Benjamin Hermann

Mardi matin, jour de grève, Bart De Wever en Une de 12 gazettes: on appelle ça le sens du timing

Benjamin Hermann Journaliste au Vif

Bart De Wever dit qu’il ne l’a pas fait exprès. Disons que la chronologie, qu’elle soit délibérée ou non, s’orchestrait magnifiquement pour présenter un accord budgétaire tout en invisibilisant les syndicats. On appelle ça le sens du timing.

Poser son acte pile au bon moment, pour produire son effet de la manière la plus optimale: cette qualité n’est pas donnée à tout un chacun. C’est ce qu’on appelle le «sens du timing».

Ainsi, les meilleurs humoristes sont généralement dotés d’un impeccable sens du timing. Ils maîtrisent à ce point le rythme qu’ils dégaineront au moment parfait pour faire marrer l’assemblée. Un joueur de football tel que Kevin De Bruyne se caractérise par un remarquable sens du timing, capable qu’il est de fendre une défense, d’un coup d’un seul.

On vient de découvrir qu’un Premier ministre, et son gouvernement avec lui, peut aussi être muni d’un formidable sens du timing. L’histoire de la majorité Arizona est celle d’une suite d’échéances et de coups de pression pour atterrir à temps. Ces dernières semaines encore, les éprouvantes discussions budgétaires auront entre autres été une question de gestion du temps. Il fallait parvenir à un accord pour telle date, sans quoi le pire allait advenir. Le traditionnel rendez-vous de la mi-octobre et de sa déclaration de politique générale a été manqué, laissant place à de nouveaux cycles de négociations de la dernière chance. Bart De Wever a même fait intervenir le roi pour, bizarrement, quémander un délai de 50 jours, après quoi il allait rendre son tablier. L’ultimatum était fixé à Noël. Le temps pressait, encore et toujours, sous la menace d’une chute du gouvernement et peut-être de la convocation d’élections anticipées.

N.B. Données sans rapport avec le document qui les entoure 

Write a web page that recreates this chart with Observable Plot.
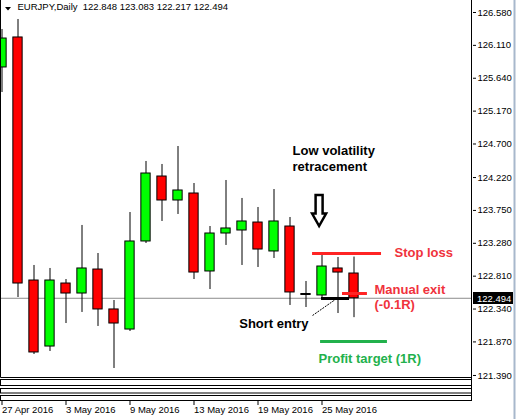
<!DOCTYPE html>
<html><head><meta charset="utf-8">
<script src="https://cdn.jsdelivr.net/npm/d3@7"></script>
<script src="https://cdn.jsdelivr.net/npm/@observablehq/plot@0.6"></script>
<style>
html,body{margin:0;padding:0;background:#fff;}
#chart svg{display:block;}
</style>
</head><body><div id="chart"></div>
<script>
// ---- data ----
const symbol = "EURJPY,Daily";
const dates = ["2016-04-27","2016-04-28","2016-04-29","2016-05-02","2016-05-03","2016-05-04","2016-05-05","2016-05-06",
  "2016-05-09","2016-05-10","2016-05-11","2016-05-12","2016-05-13","2016-05-16","2016-05-17","2016-05-18",
  "2016-05-19","2016-05-20","2016-05-23","2016-05-24","2016-05-25","2016-05-26","2016-05-27"];
const opens  = [125.794,126.223,122.748,121.804,122.705,122.562,122.905,122.334,122.047,123.306,124.235,123.892,123.992,122.877,123.420,123.463,123.577,123.163,123.520,122.555,122.534,122.920,122.848];
const highs  = [126.337,126.480,122.963,122.920,122.762,123.535,123.134,122.462,123.720,124.450,124.407,124.664,124.135,123.520,124.178,123.921,123.792,124.049,123.649,122.734,123.120,123.077,123.083];
const lows   = [125.436,122.505,121.690,121.733,122.133,122.291,122.091,121.490,122.019,123.277,123.592,123.692,122.762,122.619,123.249,122.963,122.934,123.063,122.391,122.362,122.505,122.276,122.217];
const closes = [126.208,122.705,121.719,122.748,122.562,122.920,122.334,122.133,123.306,124.278,123.892,124.035,122.862,123.420,123.492,123.592,123.191,123.592,122.577,122.541,122.948,122.862,122.494];
const yTicks = [126.580,126.110,125.640,125.170,124.700,124.220,123.750,123.280,122.810,122.340,121.870,121.390];
const xTickDates = ["2016-04-27","2016-05-03","2016-05-09","2016-05-13","2016-05-19","2016-05-25"];
const xTickLabels = ["27 Apr 2016","3 May 2016","9 May 2016","13 May 2016","19 May 2016","25 May 2016"];
// annotation levels (price) and spans (bar index)
const stopLoss = 123.134, stopSpan = [19.41, 23.72];
const entry = 122.491, entrySpan = [19.97, 21.72];
const manualExit = 122.562, exitSpan = [21.28, 22.84];
const profitTarget = 121.876, targetSpan = [19.91, 24.09];
const arrowAt = {i: 19.85, top: 123.963, bottom: 123.52};
const notes = [
  {i: 18.16, y: 124.50, text: "Low volatility\nretracement", color: "#000000"},
  {i: 24.53, y: 123.15, text: "Stop loss", color: "#f0323c"},
  {i: 23.28, y: 122.52, text: "Manual exit\n(-0.1R)", color: "#f0323c"},
  {i: 19.16, y: 122.133, text: "Short entry", color: "#000000", anchor: "end"},
  {i: 19.78, y: 121.633, text: "Profit target (1R)", color: "#22b14c"}
];
const entryPointer = {x1: 19.41, y1: 122.248, x2: 20.84, y2: 122.477};

// ---- build ----
const candles = dates.map((d, i) => ({i, date: d, open: opens[i], high: highs[i], low: lows[i], close: closes[i]}));
const last = candles[candles.length - 1];
const header = `${symbol}  ${last.open.toFixed(3)} ${last.high.toFixed(3)} ${last.low.toFixed(3)} ${last.close.toFixed(3)}`;
const xTicks = xTickDates.map(d => dates.indexOf(d));
const FS = "'Liberation Sans', Arial, sans-serif";

const plot = Plot.plot({
  width: 517, height: 419,
  marginLeft: 0, marginRight: 45, marginTop: 0, marginBottom: 18,
  style: {fontFamily: FS, fontSize: "9.5px", background: "#fff", color: "#000"},
  x: {type: "linear", domain: [-0.09375, 29.40625], label: null},
  y: {type: "linear", domain: [121.018, 126.7516], label: null},
  marks: [
    Plot.ruleY([last.close], {stroke: "#8c8c8c", strokeWidth: 1}),
    Plot.ruleX(candles, {x: "i", y1: "low", y2: "high", stroke: "#000", strokeWidth: 1, clip: true}),
    Plot.rect(candles, {x1: d => d.i - 0.29, x2: d => d.i + 0.29,
      y1: "open", y2: "close",
      fill: d => d.close >= d.open ? "#00ff00" : "#ff0000",
      stroke: "#000", strokeWidth: 1, clip: true}),
    // annotation levels
    Plot.ruleY([stopLoss], {x1: stopSpan[0], x2: stopSpan[1], stroke: "#ff2424", strokeWidth: 3}),
    Plot.ruleY([entry], {x1: entrySpan[0], x2: entrySpan[1], stroke: "#000", strokeWidth: 3}),
    Plot.ruleY([manualExit], {x1: exitSpan[0], x2: exitSpan[1], stroke: "#ff2424", strokeWidth: 3}),
    Plot.ruleY([profitTarget], {x1: targetSpan[0], x2: targetSpan[1], stroke: "#22b14c", strokeWidth: 3}),
    Plot.link([entryPointer], {x1: "x1", y1: "y1", x2: "x2", y2: "y2", stroke: "#000", strokeWidth: 1, strokeDasharray: "2,1"}),
    Plot.text(notes.filter(n => !n.anchor), {x: "i", y: "y", text: "text", fill: "color", textAnchor: "start",
      fontWeight: "bold", fontSize: 13, lineHeight: 1.2, fontFamily: FS}),
    Plot.text(notes.filter(n => n.anchor), {x: "i", y: "y", text: "text", fill: "color", textAnchor: "end",
      fontWeight: "bold", fontSize: 13, fontFamily: FS}),
    // header
    Plot.text([header], {frameAnchor: "top-left", dx: 17, dy: 3, lineAnchor: "top", textAnchor: "start",
      fontSize: 9.5, fill: "#000"}),
    // axes
    Plot.axisY(yTicks, {anchor: "right", tickSize: 3, tickPadding: 2, tickFormat: d => d.toFixed(3), fontSize: 9.5}),
    Plot.axisX(xTicks, {anchor: "bottom", tickSize: 4, tickPadding: 1, textAnchor: "start",
      tickFormat: d => xTickLabels[xTicks.indexOf(d)], fontSize: 9.5})
  ]
});
document.getElementById("chart").appendChild(plot);

// ---- decorations (frame, empty indicator panes, price tag, arrow) ----
const svg = d3.select(plot);
const xs = plot.scale("x"), ys = plot.scale("y");
const g = svg.append("g").attr("fill", "none").attr("stroke", "#000").attr("stroke-width", 1);
g.append("path").attr("d", "M0.5,0V377.5H471.5V0");
g.append("path").attr("d", "M471.5,0V401");
[[379.5, 6], [388.5, 4.5], [395.5, 5]].forEach(([y, h]) =>
  g.append("rect").attr("x", 0.5).attr("y", y).attr("width", 471).attr("height", h).attr("fill", "#fff"));
svg.append("line").attr("x1", 514.5).attr("x2", 514.5).attr("y1", 0).attr("y2", 419)
  .attr("stroke", "#a8b8cc").attr("stroke-width", 2);
// last price tag
const py = Math.round(ys.apply(last.close));
svg.append("rect").attr("x", 473).attr("y", py - 6).attr("width", 40).attr("height", 12).attr("fill", "#000");
svg.append("text").attr("x", 477).attr("y", py + 3.5).attr("fill", "#fff").attr("font-size", 9.5)
  .attr("text-anchor", "start").attr("font-family", FS).text(last.close.toFixed(3));
// header triangle
svg.append("path").attr("d", "M5,7H11L8,10.5Z").attr("fill", "#000");
// hollow down arrow
const ax = xs.apply(arrowAt.i), at = ys.apply(arrowAt.top), ab = ys.apply(arrowAt.bottom);
const sh = at + (ab - at) * 0.6;
svg.append("path")
  .attr("d", `M${ax-3.5},${at}H${ax+3.5}V${sh}H${ax+7}L${ax},${ab}L${ax-7},${sh}H${ax-3.5}Z`)
  .attr("fill", "#fff").attr("stroke", "#000").attr("stroke-width", 2.5).attr("stroke-linejoin", "miter");
</script>
</body></html>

Il fallait, dans cet enchevêtrement d’échéances, un fameux sens du timing pour conclure ledit accord pile un mois avant la fête de Noël, certes, mais surtout à l’entame d’un mouvement de contestation sociale de très grande ampleur, avec trois jours de grève à la clé. Bart De Wever a juré ses grands dieux qu’il ne l’avait pas fait exprès, qu’il n’y avait même pas pensé. Qu’autour de la table du kern, on n’a pas ressenti la moindre pression extérieure, de la rue en l’occurrence.

On pourra éventuellement lui accorder le bénéfice du doute. On lui reconnaîtra néanmoins un excellent sens du timing, qui lui a permis à lui aussi de fendre la défense adverse à la surprise générale. Le résultat de l’opération a sauté aux yeux: le gouvernement Arizona a pratiquement réduit au silence le front commun syndical en début de semaine. Lundi, pas une ouverture de JT pour les syndicats. Mardi, pas une seule Une de la presse quotidienne qui n’affiche la trombine du Premier ministre, fort de son assainissement budgétaire. Allez, reconnaissons qu’un seul quotidien, germanophone, n’a pas affiché sa photo, et qu’un autre, néerlandophone, lui a préféré le portrait d’une frituriste mécontente des conséquences de l’accord.

Pour le reste, c’est ce qu’on appelle voler la vedette à son adversaire, que la démarche soit délibérée ou non. Donner une impression de sérieux et de stabilité, pour discréditer les prétendus fauteurs de trouble. La conviction des syndicats n’aura été que renforcée, à la découverte dudit accord, mais l’espace pour l’exprimer leur aura en grande partie été confisqué. Un tel sens du timing, vraiment, cela confine au génie ou au machiavélisme, c’est selon.